- Born: June 3, 1981 (age 45) Baoshan, Yunnan, China
- Education: Shanghai Theatre Academy
- Occupation: Actress
- Years active: 1997–present
- Agent: Huanyu Film

Chinese name
- Traditional Chinese: 楊蓉
- Simplified Chinese: 杨蓉

Standard Mandarin
- Hanyu Pinyin: Yáng Róng

= Yang Rong (actress) =

Chinese actress of Bai origin (born 1981)

Yang Rong (杨蓉, born 3 June 1981) is a Chinese actress of Bai origin. She is best known for her roles in Cosmetology High and Memory Lost.

==Early life==
Born in Baoshan, Yunnan, on June 3, 1981, Yang Rong graduated from Shanghai Theatre Academy, where she majored in acting.

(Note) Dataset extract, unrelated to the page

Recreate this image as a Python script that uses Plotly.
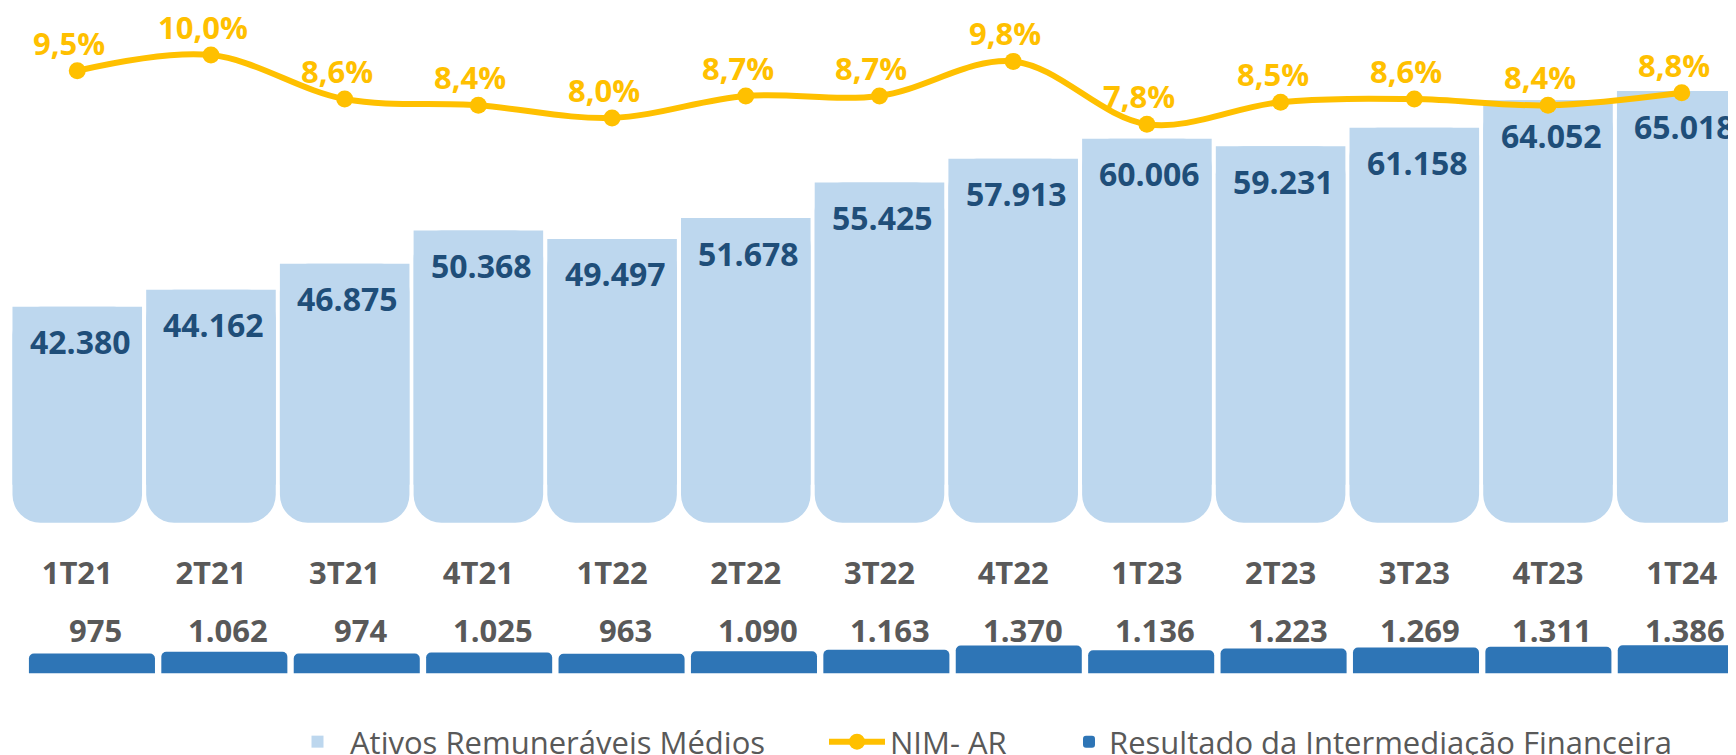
import plotly.graph_objects as go

# ---- data ----
quarters = ['1T21', '2T21', '3T21', '4T21', '1T22', '2T22', '3T22', '4T22',
            '1T23', '2T23', '3T23', '4T23', '1T24']
ativos = [42380, 44162, 46875, 50368, 49497, 51678, 55425, 57913,
          60006, 59231, 61158, 64052, 65018]
nim = [9.5, 10.0, 8.6, 8.4, 8.0, 8.7, 8.7, 9.8, 7.8, 8.5, 8.6, 8.4, 8.8]
resultado = [975, 1062, 974, 1025, 963, 1090, 1163, 1370, 1136, 1223, 1269, 1311, 1386]

# ---- styling constants ----
# the page body keeps its default 8px margin, so the figure is 8px smaller
W, H = 1728, 747
FONT = "Open Sans"
C_LIGHT = "#BDD7EE"
C_DARK = "#2E75B6"
C_YEL = "#FFC000"
C_LBL = "#1F4E79"
C_GRAY = "#595959"
AXIS_FLOOR = 19700   # value axis minimum of the main bars
ROUND_ZONE = 4000    # height (in axis units) of the rounded bottom zone


def fmt_int(v):
    return f"{v:,}".replace(",", ".")


def fmt_pct(v):
    return f"{v:.1f}%".replace(".", ",")


fig = go.Figure()

# rounded bottom part of the main bars (full bar, drawn first)
fig.add_trace(go.Bar(
    x=quarters, y=[AXIS_FLOOR - v for v in ativos], base=ativos,
    width=0.969, marker=dict(color=C_LIGHT, line=dict(width=0), cornerradius=28),
    name="Ativos Remuneráveis Médios", xaxis="x", yaxis="y",
    showlegend=False, hoverinfo="skip",
))
# square-topped main bars
fig.add_trace(go.Bar(
    x=quarters, y=[AXIS_FLOOR + ROUND_ZONE - v for v in ativos], base=ativos,
    width=0.969, marker=dict(color=C_LIGHT, line=dict(width=0), cornerradius=0),
    name="Ativos Remuneráveis Médios", xaxis="x", yaxis="y",
    legend="legend", hoverinfo="skip",
))

# NIM line
fig.add_trace(go.Scatter(
    x=quarters, y=nim, mode="lines+markers",
    line=dict(color=C_YEL, width=6, shape="spline", smoothing=1.0),
    marker=dict(color=C_YEL, size=17),
    name="NIM- AR", xaxis="x", yaxis="y2", legend="legend2", hoverinfo="skip",
))

# small result bars
fig.add_trace(go.Bar(
    x=quarters, y=resultado, width=0.952,
    marker=dict(color=C_DARK, line=dict(width=0), cornerradius=5),
    name="Resultado da Intermediação Financeira", xaxis="x2", yaxis="y3",
    legend="legend3", hoverinfo="skip",
))

annotations = []
for q, v in zip(quarters, ativos):
    annotations.append(dict(
        x=q, y=v, xref="x", yref="y", text=fmt_int(v), showarrow=False,
        yanchor="middle", xanchor="center", yshift=-35, xshift=3,
        font=dict(family=FONT, size=32, color=C_LBL, weight="bold"),
    ))
for q, v in zip(quarters, nim):
    annotations.append(dict(
        x=q, y=v, xref="x", yref="y2", text=fmt_pct(v), showarrow=False,
        yanchor="middle", xanchor="center", yshift=28, xshift=-8,
        font=dict(family=FONT, size=31, color=C_YEL, weight="bold"),
    ))
for q, v in zip(quarters, resultado):
    annotations.append(dict(
        x=q, y=(H - 622) / H, xref="x2", yref="paper", text=fmt_int(v),
        showarrow=False, yanchor="middle", xanchor="center", xshift=4,
        font=dict(family=FONT, size=31, color=C_GRAY, weight="bold"),
    ))

hidden = dict(showgrid=False, zeroline=False, showticklabels=False,
              showline=False, ticks="")

legend_common = dict(
    orientation="h", yanchor="middle", y=(H - 734) / H, xanchor="left",
    font=dict(family=FONT, size=31, color=C_GRAY),
    bgcolor="rgba(0,0,0,0)", borderwidth=0,
)

fig.update_layout(
    width=W, height=H,
    margin=dict(l=0, r=0, t=0, b=0, autoexpand=False),
    paper_bgcolor="white", plot_bgcolor="white",
    barmode="overlay",
    xaxis=dict(domain=[0, 1], range=[-0.518, 12.406], type="category",
               anchor="free", position=(H - 544) / H, automargin=False,
               showgrid=False, zeroline=False, showline=False, ticks="",
               tickfont=dict(family=FONT, size=31, color=C_GRAY, weight="bold")),
    xaxis2=dict(domain=[0, 1], range=[-0.634, 12.417], type="category",
                overlaying="x", anchor="y3", **hidden),
    yaxis=dict(domain=[0, 1], range=[-4671, 73730], **hidden),
    yaxis2=dict(range=[-12.29, 11.50], overlaying="y", anchor="x", **hidden),
    yaxis3=dict(range=[-4035, 32854], overlaying="y", anchor="x2", **hidden),
    legend=dict(x=277 / W, itemwidth=55, **legend_common),
    legend2=dict(x=816 / W, itemwidth=56, **legend_common),
    legend3=dict(x=1061 / W, itemwidth=30, **legend_common),
    annotations=annotations,
    showlegend=True,
)

fig.write_html("out.html")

In 1992, at the age of 10, she enrolled at Yunnan Art School to study dance. Two years later, she studied acting in Shanghai Normal University Xie Jin School of film and Television Art. In 1997, by age 15, she was accepted to Shanghai Theatre Academy and graduated in 2001.

==Career==
Yang Rong made her acting debut in Xie Jin's war epic film The Opium War, playing a servant girl. She gained attention in the early 2000s for her roles in Young Emperor (2001), The Censor of Qing Dynasty (2003) and Young Justice Bao 3 (2005). In 2007, Yang was cast as Qing Wen in the drama Dream of the Red Chamber, based on Cao Xueqin's classical novel. In 2008, she starred alongside Chen Kun and Liu Ye in romantic drama Love Ensure This Life.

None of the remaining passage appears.